Surface tension, γ, strongly affects interfacial properties in fluids. The degree to which polarizability affects in water is thus far not well established. To address this situation, we carry out molecular dynamics (MD) simulations to study the interfacial forces acting on a slab of liquid water surrounded by vacuum using the Gaussian Charge Polarizable (GCP) model [1] at 298.15 K. The GCP model incorporates both a fixed dipole due to Gaussian distributed charges and a polarizable dipole. We find a well-defined bulk-like region forms with a width of ≈ 31 Å. The average density of the bulk-like region agrees with the experimental value of 0.997 g/cm3. However, we find that the orientation of the molecules in the bulk-like region is strongly influenced by the interfaces, even at a distance 5 molecular diameters from the interface.
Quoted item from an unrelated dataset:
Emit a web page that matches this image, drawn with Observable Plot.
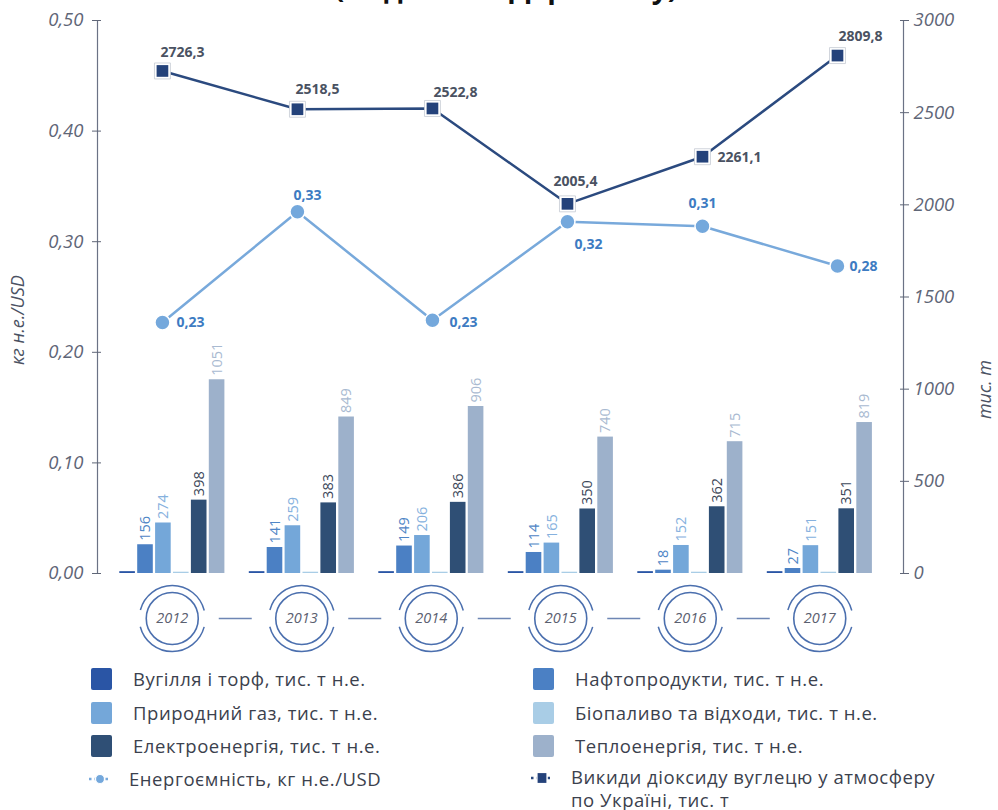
<!DOCTYPE html>
<html><head><meta charset="utf-8">
<script src="https://cdn.jsdelivr.net/npm/d3@7"></script>
<script src="https://cdn.jsdelivr.net/npm/@observablehq/plot@0.6"></script>
<style>
body{margin:0;background:#fff;font-family:"Open Sans",sans-serif;}
#wrap{position:relative;width:998px;height:810px;overflow:hidden;background:#fff;}
#title{position:absolute;left:0;width:1012px;top:-27px;line-height:28px;text-align:center;font-weight:bold;font-size:28px;color:#111;white-space:nowrap;}
#base,#over{position:absolute;left:0;top:0;}
.item{position:absolute;display:flex;align-items:center;font-size:18.5px;letter-spacing:0.55px;color:#3b414d;line-height:23px;white-space:nowrap;}
.sw{width:21px;height:22px;border-radius:2px;margin-right:21px;flex:none;}
.ic{margin-right:17px;flex:none;}
</style>
</head><body>
<div id="wrap">
  <div id="title">(за даними Держстату)</div>
  <div id="base"></div>
  <div id="over"></div>
  <div id="legend"></div>
</div>
<script>
// ---------- data ----------
const years = [2012, 2013, 2014, 2015, 2016, 2017];
const seriesNames = [
  "Вугілля і торф, тис. т н.е.",
  "Нафтопродукти, тис. т н.е.",
  "Природний газ, тис. т н.е.",
  "Біопаливо та відходи, тис. т н.е.",
  "Електроенергія, тис. т н.е.",
  "Теплоенергія, тис. т н.е."
];
const coal = [10, 10, 10, 10, 10, 10];
const oil = [156, 141, 149, 114, 18, 27];
const gas = [274, 259, 206, 165, 152, 151];
const bio = [7, 7, 7, 7, 7, 7];
const electricity = [398, 383, 386, 350, 362, 351];
const heat = [1051, 849, 906, 740, 715, 819];
const intensityName = "Енергоємність, кг н.е./USD";
const intensity = [0.227, 0.327, 0.229, 0.318, 0.314, 0.278];
const co2Name = "Викиди діоксиду вуглецю у атмосферу<br>по Україні, тис. т";
const co2 = [2726.3, 2518.5, 2522.8, 2005.4, 2261.1, 2809.8];
const leftTicks = [0, 0.1, 0.2, 0.3, 0.4, 0.5];
const rightTicks = [0, 500, 1000, 1500, 2000, 2500, 3000];
const leftTitle = "кг н.е./USD";
const rightTitle = "тис. т";

// ---------- styles ----------
const seriesColors = ["#2a55a5", "#4b80c4", "#74a7d9", "#a9cde6", "#2f4f75", "#9db1cb"];
const labelColors = [null, "#4f86c6", "#86b1de", null, "#3c4759", "#a9bad1"];
const intensityColor = "#78a9db", co2Color = "#2b4a7f";
const axisColor = "#5f6677";
const FONT = "Open Sans";

const W = 998, H = 660, mT = 20, mB = 87, mL = 97, mR = 95;
const bandRange = [107, 884];
const step = (bandRange[1] - bandRange[0]) / years.length;
const groupPad = 12.3, slot = 17.9, barW = 15.6;
const ratio = 3000 / 0.5; // left axis -> right axis

const seriesValues = [coal, oil, gas, bio, electricity, heat];
const rows = years.flatMap((yr, j) => seriesValues.map((vals, i) => ({year: yr, i, value: vals[j]})));

// ---------- base plot: bars + year badges ----------
const baseMarks = [];
seriesValues.forEach((vals, i) => {
  const L = groupPad + i * slot;
  const data = rows.filter(r => r.i === i);
  baseMarks.push(Plot.barY(data, {x: "year", y: "value", fill: seriesColors[i],
    insetLeft: L, insetRight: step - L - barW}));
  if (labelColors[i]) {
    baseMarks.push(Plot.text(data, {x: "year", y: "value", text: d => String(d.value),
      rotate: -90, textAnchor: "start", dx: L + barW / 2 - step / 2, dy: -4,
      fill: labelColors[i], fontSize: 14.5}));
  }
});
baseMarks.push(
  Plot.tickY(years.slice(0, -1), {x: d => d, y: d => 0, dy: 45, dx: step / 2,
    insetLeft: 47, insetRight: step - 80, stroke: "#6e86b4", strokeWidth: 1.5}),
  Plot.dot(years, {x: d => d, y: d => 0, dy: 45, r: 33, fill: "none", stroke: "#4b6fae",
    strokeWidth: 1.5, strokeDasharray: "86.7 17", strokeDashoffset: 95.2}),
  Plot.dot(years, {x: d => d, y: d => 0, dy: 45, r: 26, fill: "white", stroke: "#4b6fae", strokeWidth: 1.6}),
  Plot.text(years, {x: d => d, y: d => 0, dy: 45, text: d => String(d), fontStyle: "italic",
    fontSize: 14.5, fill: "#5b6070"})
);

const base = Plot.plot({
  width: W, height: H, marginTop: mT, marginBottom: mB, marginLeft: mL, marginRight: mR,
  style: {fontFamily: FONT, background: "transparent", overflow: "visible"},
  x: {type: "band", domain: years, range: bandRange, padding: 0, round: false, axis: null},
  y: {domain: [0, 3000], axis: null},
  marks: baseMarks
});
document.getElementById("base").appendChild(base);

// ---------- overlay plot: axes + lines ----------
const lineDomain = [2011.519, 2017.489];
const intData = years.map((yr, j) => ({year: yr, v: intensity[j]}));
const co2Data = years.map((yr, j) => ({year: yr, v: co2[j]}));
const co2Offsets = [[-2, -18, "start"], [-2, -20, "start"], [1, -16, "start"], [8, -22, "middle"], [15, 1, "start"], [1, -19, "start"]];
const intOffsets = [[14, 0, "start"], [10, -16, "middle"], [17, 2, "start"], [21, 23, "middle"], [0, -23, "middle"], [12, 0, "start"]];

const overMarks = [
  Plot.ruleX(lineDomain, {y1: 0, y2: 3000, stroke: "#6b7285", strokeWidth: 1.2}),
  Plot.axisY(leftTicks.map(t => t * ratio), {anchor: "left", tickSize: 5, tickPadding: 9,
    tickFormat: d => (d / ratio).toFixed(2).replace(".", ","), fontSize: 18.5, fontStyle: "italic",
    color: axisColor, label: null}),
  Plot.axisY(leftTicks.map(t => t * ratio), {anchor: "left", tickSize: -4, tickFormat: () => "",
    color: axisColor, label: null}),
  Plot.axisY(rightTicks, {anchor: "right", tickSize: 5, tickPadding: 5,
    tickFormat: d => String(d), fontSize: 18.5, fontStyle: "italic", color: axisColor, label: null}),
  Plot.axisY(rightTicks, {anchor: "right", tickSize: -4, tickFormat: () => "",
    color: axisColor, label: null}),
  Plot.text([leftTitle], {frameAnchor: "left", dx: -79, dy: 68, rotate: -90, fontStyle: "italic",
    fontSize: 18, fill: "#4b5263"}),
  Plot.text([rightTitle], {frameAnchor: "right", dx: 82, dy: 63, rotate: -90, fontStyle: "italic",
    fontSize: 18, fill: "#4b5263"}),
  Plot.line(intData, {x: "year", y: d => d.v * ratio, stroke: intensityColor, strokeWidth: 2.5}),
  Plot.line(co2Data, {x: "year", y: "v", stroke: co2Color, strokeWidth: 2.5}),
  Plot.dot(intData, {x: "year", y: d => d.v * ratio, r: 7.5, fill: "#74a8dc", stroke: "white", strokeWidth: 1.5}),
  Plot.dot(co2Data, {x: "year", y: "v", symbol: "square", r: 9, fill: "white", stroke: "#c5cad3", strokeWidth: 0.8}),
  Plot.dot(co2Data, {x: "year", y: "v", symbol: "square", r: 6.6, fill: "#24427a"})
];
co2Data.forEach((d, j) => {
  const [dx, dy, a] = co2Offsets[j];
  overMarks.push(Plot.text([d], {x: "year", y: "v", text: e => e.v.toFixed(1).replace(".", ","),
    dx, dy, textAnchor: a, fontWeight: "bold", fontSize: 14, fill: "#4a5262"}));
});
intData.forEach((d, j) => {
  const [dx, dy, a] = intOffsets[j];
  overMarks.push(Plot.text([d], {x: "year", y: e => e.v * ratio, text: e => e.v.toFixed(2).replace(".", ","),
    dx, dy, textAnchor: a, fontWeight: "bold", fontSize: 14, fill: "#3d7bc2"}));
});

const over = Plot.plot({
  width: W, height: H, marginTop: mT, marginBottom: mB, marginLeft: mL, marginRight: mR,
  style: {fontFamily: FONT, background: "transparent", overflow: "visible"},
  x: {type: "linear", domain: lineDomain, axis: null},
  y: {domain: [0, 3000], axis: null},
  marks: overMarks
});
document.getElementById("over").appendChild(over);

// ---------- legend ----------
const legend = document.getElementById("legend");
const rowsY = [679, 713, 746, 779];
const cols = [91, 533];
function addItem(col, row, iconHtml, text, isSwatch) {
  const div = document.createElement("div");
  div.className = "item";
  div.style.left = (cols[col] - (isSwatch ? 0 : 3)) + "px";
  div.style.top = (rowsY[row] - 12) + "px";
  div.innerHTML = iconHtml + '<span>' + text + '</span>';
  legend.appendChild(div);
  return div;
}
seriesNames.forEach((name, i) => {
  addItem(i % 2, Math.floor(i / 2), `<div class="sw" style="background:${seriesColors[i]}"></div>`, name, true);
});
const intIcon = `<svg class="ic" width="24" height="14" viewBox="0 0 24 14">
  <line x1="1" y1="7" x2="23" y2="7" stroke="${intensityColor}" stroke-width="2.5" stroke-dasharray="2.5 3"/>
  <circle cx="12" cy="7" r="4.5" fill="#74a8dc" stroke="white" stroke-width="1.2"/></svg>`;
const co2Icon = `<svg class="ic" width="24" height="14" viewBox="0 0 24 14">
  <line x1="1" y1="7" x2="23" y2="7" stroke="${co2Color}" stroke-width="2.5" stroke-dasharray="2.5 3"/>
  <rect x="7" y="1.5" width="10" height="11" fill="#24427a" stroke="white" stroke-width="1.2"/></svg>`;
addItem(0, 3, intIcon, intensityName, false);
const last = addItem(1, 3, co2Icon, co2Name, false);
last.style.alignItems = "flex-start";
last.style.top = (rowsY[3] - 13) + "px";
last.style.lineHeight = "22.5px";
last.querySelector("svg").style.marginTop = "5px";
</script>
</body></html>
Specifically, the orientation of both the permanent and induced dipoles show a preferred orientation parallel to the interface. Near the interface, the preferred orientation of the dipoles becomes more pronounced and the average magnitude of the induced dipoles decreases monotonically. To quantify the degree to which molecular orientation affects γ, we calculate the contributions to γ from permanent dipolar interactions, induced dipolar interactions, and dispersion forces. We find that the induced dipole interactions and the permanent dipole interactions, as well as the cross interactions, have positive contributions to γ, and therefore contribute stability to the interface. The repulsive core interactions result in a negative contribution to γ, which nearly cancels the positive contributions from the dipoles. The large negative core contributions to γ are the result of small oxygen?oxygen separation between molecules. These small separations occur due to the strong attractions between hydrogen and oxygen atoms. The final predicted value for γ (68.65 mN/m) shows a deviation of ≈ 4 % of the experimental value of 71.972 mN/m [2]. The inclusion of polarization is critical for this model to produce an accurate value.

[1] P. Paricaud, M. Predota, A. A. Chiavo, and P. T. Cummings, J. Chem. Phys. 122, 244511 (2005). [2] N. B. Vargaftik, V. N. Volkov, and L. D. Voljak, J. Phys. Chem. Ref. Data 12, 817 (1983).